The exercise ▸
Search the data for the string "with" and extract every line where it appears.

▼

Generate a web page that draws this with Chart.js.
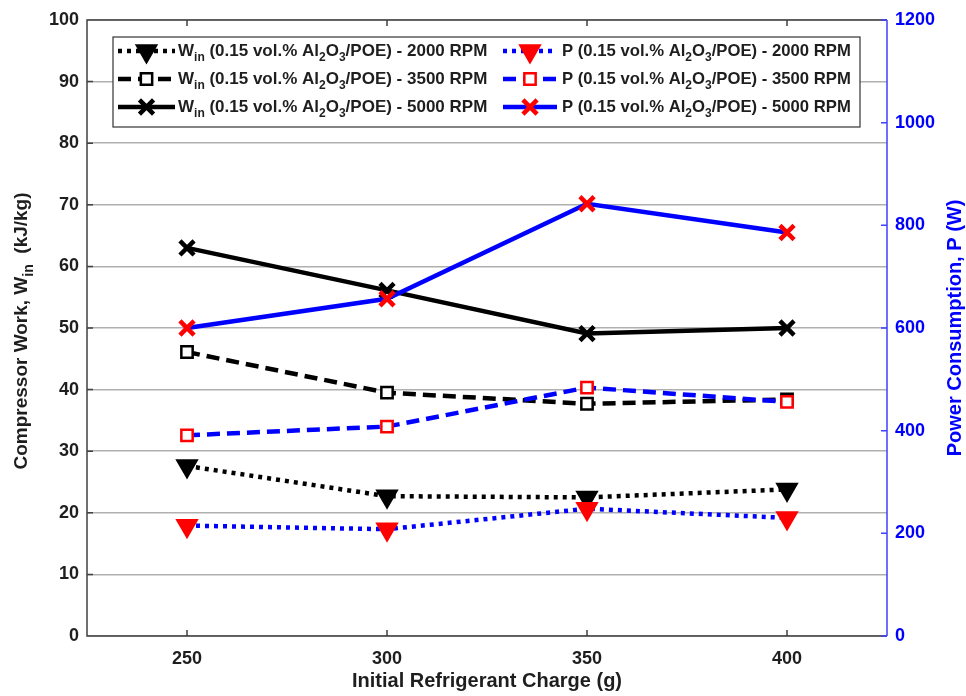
<!DOCTYPE html>
<html>
<head>
<meta charset="utf-8">
<script src="https://cdn.jsdelivr.net/npm/chart.js@4/dist/chart.umd.min.js"></script>
<style>
  body { margin: 0; background: #fff; }
  canvas { display: block; }
</style>
</head>
<body>
<canvas id="chart" width="966" height="696"></canvas>
<script>
// refrigerant charge (g)
const charge = [250, 300, 350, 400];
// compressor work (kJ/kg)
const win2000 = [27.6, 22.7, 22.5, 23.8];
const win3500 = [46.1, 39.5, 37.7, 38.4];
const win5000 = [63.0, 56.1, 49.1, 50.0];
// power consumption (W)
const p2000 = [215, 208, 248, 230];
const p3500 = [391, 408, 484, 456];
const p5000 = [600, 657, 842, 786];

const leftTicks = [0, 10, 20, 30, 40, 50, 60, 70, 80, 90, 100];
const rightTicks = [0, 200, 400, 600, 800, 1000, 1200];

const FONT = '"Liberation Sans", Arial, sans-serif';
const BLUE = '#0000ff';
const AXIS_BLUE = '#4040ff';
const TXT = '#1e1e1e';

const DOT = [4, 5];
const DASH = [13, 7];

function pts(vals) {
    return charge.map((c, i) => ({ x: c, y: vals[i] }));
}

// text with subscripts: parts = [text, [subText], text, ...]
function richWidth(ctx, parts, size) {
    let w = 0;
    parts.forEach(p => {
        const sub = Array.isArray(p);
        ctx.font = 'bold ' + (sub ? Math.round(size * 0.72) : size) + 'px ' + FONT;
        w += ctx.measureText(sub ? p[0] : p).width;
    });
    return w;
}
function drawRich(ctx, parts, x, y, size) {
    ctx.textBaseline = 'middle';
    ctx.textAlign = 'left';
    parts.forEach(p => {
        const sub = Array.isArray(p);
        ctx.font = 'bold ' + (sub ? Math.round(size * 0.72) : size) + 'px ' + FONT;
        const t = sub ? p[0] : p;
        ctx.fillText(t, x, sub ? y + size * 0.38 : y);
        x += ctx.measureText(t).width;
    });
}

const legendItems = [
    { parts: ['W', ['in'], ' (0.15 vol.% Al', ['2'], 'O', ['3'], '/POE) - 2000 RPM'], color: '#000', mark: '#000', fill: '#000', dash: DOT, style: 'triangle', r: 11, rot: 180 },
    { parts: ['W', ['in'], ' (0.15 vol.% Al', ['2'], 'O', ['3'], '/POE) - 3500 RPM'], color: '#000', mark: '#000', fill: '#fff', dash: DASH, style: 'rect', r: 8, rot: 0 },
    { parts: ['W', ['in'], ' (0.15 vol.% Al', ['2'], 'O', ['3'], '/POE) - 5000 RPM'], color: '#000', mark: '#000', fill: '#000', dash: [], style: 'crossRot', r: 10, rot: 0 },
    { parts: ['P (0.15 vol.% Al', ['2'], 'O', ['3'], '/POE) - 2000 RPM'], color: BLUE, mark: '#ff0000', fill: '#ff0000', dash: DOT, style: 'triangle', r: 11, rot: 180 },
    { parts: ['P (0.15 vol.% Al', ['2'], 'O', ['3'], '/POE) - 3500 RPM'], color: BLUE, mark: '#ff0000', fill: '#fff', dash: DASH, style: 'rect', r: 8, rot: 0 },
    { parts: ['P (0.15 vol.% Al', ['2'], 'O', ['3'], '/POE) - 5000 RPM'], color: BLUE, mark: '#ff0000', fill: '#ff0000', dash: [], style: 'crossRot', r: 10, rot: 0 }
];

const framePlugin = {
    id: 'frame',
    afterDraw(chart) {
        const ctx = chart.ctx;
        const a = chart.chartArea;
        const xs = chart.scales.x, ys = chart.scales.y, y1 = chart.scales.y1;
        ctx.save();

        // box
        ctx.lineWidth = 1.5;
        ctx.strokeStyle = '#404040';
        ctx.beginPath();
        ctx.moveTo(a.right, a.top); ctx.lineTo(a.left, a.top);
        ctx.lineTo(a.left, a.bottom); ctx.lineTo(a.right, a.bottom);
        leftTicks.forEach(v => {
            const y = ys.getPixelForValue(v);
            ctx.moveTo(a.left, y); ctx.lineTo(a.left + 6, y);
        });
        charge.forEach(v => {
            const x = xs.getPixelForValue(v);
            ctx.moveTo(x, a.bottom); ctx.lineTo(x, a.bottom - 6);
            ctx.moveTo(x, a.top); ctx.lineTo(x, a.top + 6);
        });
        ctx.stroke();

        ctx.strokeStyle = AXIS_BLUE;
        ctx.beginPath();
        ctx.moveTo(a.right, a.top); ctx.lineTo(a.right, a.bottom);
        rightTicks.forEach(v => {
            const y = y1.getPixelForValue(v);
            ctx.moveTo(a.right, y); ctx.lineTo(a.right - 6, y);
        });
        ctx.stroke();

        // axis titles
        ctx.fillStyle = TXT;
        ctx.font = 'bold 20px ' + FONT;
        ctx.textAlign = 'center';
        ctx.textBaseline = 'middle';
        ctx.fillText('Initial Refrigerant Charge (g)', 487, 681);

        const lt = ['Compressor Work, W', ['in'], '  (kJ/kg)'];
        ctx.save();
        ctx.translate(22, 331);
        ctx.rotate(-Math.PI / 2);
        const lw = richWidth(ctx, lt, 19);
        drawRich(ctx, lt, -lw / 2, 0, 19);
        ctx.restore();

        ctx.save();
        ctx.fillStyle = BLUE;
        ctx.translate(955, 328);
        ctx.rotate(-Math.PI / 2);
        ctx.font = 'bold 20px ' + FONT;
        ctx.textAlign = 'center';
        ctx.fillText('Power Consumption, P (W)', 0, 0);
        ctx.restore();

        // legend
        const bx = 113, by = 37, bw = 747, bh = 90;
        ctx.fillStyle = '#fff';
        ctx.fillRect(bx, by, bw, bh);
        ctx.lineWidth = 1.2;
        ctx.strokeStyle = '#333';
        ctx.strokeRect(bx, by, bw, bh);

        const rows = [51, 79, 107];
        legendItems.forEach((it, i) => {
            const col = i < 3 ? 0 : 1;
            const y = rows[i % 3];
            const x0 = col ? 503 : 118, x1 = col ? 557 : 175, tx = col ? 562 : 178;
            ctx.setLineDash(it.dash);
            ctx.lineWidth = 4.5;
            ctx.strokeStyle = it.color;
            ctx.beginPath();
            ctx.moveTo(x0, y); ctx.lineTo(x1, y);
            ctx.stroke();
            ctx.setLineDash([]);
            ctx.fillStyle = it.fill;
            ctx.strokeStyle = it.mark;
            ctx.lineWidth = it.style === 'crossRot' ? 4.5 : 2.5;
            Chart.helpers.drawPoint(ctx, { pointStyle: it.style, radius: it.r, rotation: it.rot, borderWidth: ctx.lineWidth }, (x0 + x1) / 2, y);
            ctx.fillStyle = TXT;
            drawRich(ctx, it.parts, tx, y, col ? 16.7 : 17);
        });

        ctx.restore();
    }
};

function series(vals, axis, color, markColor, fill, dash, style, r, rot, order) {
    return {
        data: pts(vals),
        yAxisID: axis,
        borderColor: color,
        borderWidth: 4.5,
        borderDash: dash,
        pointStyle: style,
        pointRadius: r,
        pointRotation: rot,
        pointBackgroundColor: fill,
        pointBorderColor: markColor,
        pointBorderWidth: style === 'crossRot' ? 4.5 : 2.5,
        tension: 0,
        order: order
    };
}

const tickFont = { family: FONT, size: 18, weight: 'bold' };

new Chart(document.getElementById('chart'), {
    type: 'line',
    data: {
        datasets: [
            series(win2000, 'y', '#000', '#000', '#000', DOT, 'triangle', 11, 180, 1),
            series(win3500, 'y', '#000', '#000', '#fff', DASH, 'rect', 8, 0, 1),
            series(win5000, 'y', '#000', '#000', '#000', [], 'crossRot', 10, 0, 1),
            series(p2000, 'y1', BLUE, '#ff0000', '#ff0000', DOT, 'triangle', 11, 180, 0),
            series(p3500, 'y1', BLUE, '#ff0000', '#fff', DASH, 'rect', 8, 0, 0),
            series(p5000, 'y1', BLUE, '#ff0000', '#ff0000', [], 'crossRot', 10, 0, 0)
        ]
    },
    options: {
        responsive: false,
        animation: false,
        layout: { padding: { top: 20, left: 0, right: 0, bottom: 0 } },
        plugins: { legend: { display: false }, tooltip: { enabled: false } },
        scales: {
            x: {
                type: 'linear',
                min: 225,
                max: 425,
                afterBuildTicks: s => { s.ticks = charge.map(v => ({ value: v })); },
                afterFit: s => { s.height = 60; },
                grid: { display: false },
                border: { display: false },
                ticks: { color: TXT, font: tickFont, padding: 4, callback: v => String(v) }
            },
            y: {
                position: 'left',
                min: 0,
                max: 100,
                afterBuildTicks: s => { s.ticks = leftTicks.map(v => ({ value: v })); },
                afterFit: s => { s.width = 87; },
                grid: { color: '#b0b0b0', lineWidth: 1.5, drawTicks: false },
                border: { display: false },
                ticks: { color: TXT, font: tickFont, padding: 8, callback: v => String(v) }
            },
            y1: {
                position: 'right',
                min: 0,
                max: 1200,
                afterBuildTicks: s => { s.ticks = rightTicks.map(v => ({ value: v })); },
                afterFit: s => { s.width = 79; },
                grid: { display: false, drawTicks: false },
                border: { display: false },
                ticks: { color: BLUE, font: tickFont, padding: 8, callback: v => String(v) }
            }
        }
    },
    plugins: [framePlugin]
});
</script>
</body>
</html>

▲

Finished exercise ▸
Generate a web page that draws this with Chart.js.
// text with subscripts: parts = [text, [subText], text, ...]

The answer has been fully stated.